20〜100%の証拠金維持率判定は、6:45(サマータイム時:5:45)におこなわれ、100%を下回っている場合には、即時に全ポジションがロスカットされます。
L25コースでは、上記で説明したロスカットと、もうひとつ「証拠金判定」というルールがあります。
証拠金判定は1日に1回、決められた時間に判定されます。判定時刻は通常、朝の午前6時45分で、米国がサマータイムを適用しているときは、朝の午前5時45分となります。
判定時に必要な証拠金は、その日の取引証拠金以上が必要です。
取引証拠金が32,000だった場合、朝の証拠金判定時刻に、 有効なご資金が、32,000円をして下回っていたら強制決済されます。

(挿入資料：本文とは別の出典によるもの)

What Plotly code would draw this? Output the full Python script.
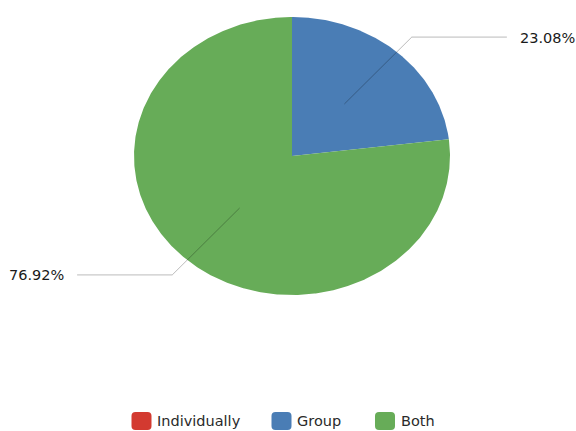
import numpy as np
import plotly.graph_objects as go

# Response counts per answer
categories = ["Individually", "Group", "Both"]
counts = [0, 3, 10]
colors = ["#D33A30", "#4A7DB5", "#67AC58"]

total = sum(counts)
shares = [c / total for c in counts]

# Pie geometry in unit-ellipse coordinates (axes stretch it horizontally)
W, H = 576, 431
cx_px, cy_px = 292, 156
rx_px, ry_px = 158, 139

x_range = [-cx_px / rx_px, (W - cx_px) / rx_px]
y_range = [-(H - cy_px) / ry_px, cy_px / ry_px]

fig = go.Figure()

start = 90.0  # degrees, clockwise from 12 o'clock
label_info = []
for name, share, col in zip(categories, shares, colors):
    sweep = share * 360.0
    if sweep > 0:
        ang = np.radians(np.linspace(start, start - sweep, max(int(sweep * 2), 4)))
        xs = np.concatenate([[0], np.cos(ang), [0]])
        ys = np.concatenate([[0], np.sin(ang), [0]])
        fig.add_trace(go.Scatter(
            x=xs, y=ys, mode="lines", fill="toself", fillcolor=col,
            line=dict(width=0, color=col), hoverinfo="skip", showlegend=False,
            name=name))
        label_info.append((np.radians(start - sweep / 2), share))
    start -= sweep

# Leader lines and percentage labels
for mid, share in label_info:
    c, s = np.cos(mid), np.sin(mid)
    side = 1 if c >= 0 else -1
    x0, y0 = 0.5 * c, 0.5 * s
    x1, y1 = 1.143 * c, 1.143 * s
    x2 = side * 1.36
    fig.add_trace(go.Scatter(
        x=[x0, x1, x2], y=[y0, y1, y1], mode="lines",
        line=dict(color="rgba(0,0,0,0.27)", width=1),
        hoverinfo="skip", showlegend=False))
    fig.add_annotation(
        x=x2 + side * 0.07, y=y1, text=f"{share * 100:.2f}%",
        showarrow=False, xanchor="left" if side > 0 else "right",
        yanchor="middle", yshift=-0.5,
        font=dict(family="DejaVu Sans, sans-serif", size=14.5, color="#1a1a1a"))


# Legend row: rounded swatches with labels, laid out in pixels
def px_x(v):
    return v / W


def px_y(v):
    return 1 - v / H


def rounded_rect(x0, y0, x1, y1, r):
    X = lambda v: f"{px_x(v):.5f}"
    Y = lambda v: f"{px_y(v):.5f}"
    return (f"M {X(x0 + r)},{Y(y0)} L {X(x1 - r)},{Y(y0)} "
            f"Q {X(x1)},{Y(y0)} {X(x1)},{Y(y0 + r)} "
            f"L {X(x1)},{Y(y1 - r)} Q {X(x1)},{Y(y1)} {X(x1 - r)},{Y(y1)} "
            f"L {X(x0 + r)},{Y(y1)} Q {X(x0)},{Y(y1)} {X(x0)},{Y(y1 - r)} "
            f"L {X(x0)},{Y(y0 + r)} Q {X(x0)},{Y(y0)} {X(x0 + r)},{Y(y0)} Z")


legend_x = [131.5, 271.5, 375.0]
legend_y = 421
for name, col, lx in zip(categories, colors, legend_x):
    fig.add_shape(type="path", xref="paper", yref="paper",
                  path=rounded_rect(lx, legend_y - 9, lx + 20, legend_y + 9, 4),
                  fillcolor=col, line=dict(width=0))
    fig.add_annotation(
        x=px_x(lx + 23.5), y=px_y(legend_y), xref="paper", yref="paper",
        text=name, showarrow=False, xanchor="left", yanchor="middle",
        font=dict(family="DejaVu Sans, sans-serif", size=14.5, color="#2a2a2a"))

fig.update_layout(
    width=W, height=H,
    margin=dict(l=0, r=0, t=0, b=0, autoexpand=False),
    paper_bgcolor="white", plot_bgcolor="white",
    xaxis=dict(range=x_range, visible=False, fixedrange=True),
    yaxis=dict(range=y_range, visible=False, fixedrange=True),
    showlegend=False,
)

fig.write_html("out.html")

L25コースは、ロスカット値は取引証拠金の20%と低いですが、この証拠金判定があるのが特徴です。
(外為オンライン「証拠金判定 L25、L25miniコースの場合」)
まとめ
一覧にしました
以上をざっくりと表にまとめると、このような感じになります。
ここに言う「追証制度」とは、「証拠金維持率判定時に100%を下回っていても、決められた時間までに入金その他の方法で100%以上にすればロスカットされない」ことを言い、追証制度がない場合は、判定時に証拠金証拠金が100%を下回っている場合は即時全ポジションがロスカットされます。
即時ロスカット | 証拠金不足判定 タイミング | 追証制度 | 追証解消方法 | |
---|---|---|---|---|
アイネット証券 ひまわり証券 | 100% | ― | ― | ― |
外為オンライン L25、L25R | 100% | ― | ― | ― |
マネースクエア | 80% | 15:00 | なし | ― |
YJFX! | 50% | 7:00(ST6:00) | あり:当日24時まで | 入金 一部または全ポジション決済 |
インヴァスト証券 | 50% | 月〜木6:40(ST5:40) 金6:00(ST5:00) | あり:翌日2時まで | 入金 全ポジション決済 |
マネーパートナーズ | 40% | 月〜木6:55(ST5:55) 金6:50(ST5:50) | あり:当日18時まで | 入金 一部または全ポジション決済 |
外為オンライン L25、L25mini | 20% | 6:45(ST5:45) | なし | ― |
ロスカットルールで選ぶリピート発注
この記事で見てきたように、ロスカットルールについては、取引会社によってかなりの差があります。
リピート発注を提供する取引会社を比較する場合、どうしてもその取引コストに目が奪われがちですが、ロスカットを大切な資産を守るための「命綱」と考えると、もう少しこの点を重視して選んでも良いのかもしれません。
このまとめが、皆さまのご参考になれば幸いです。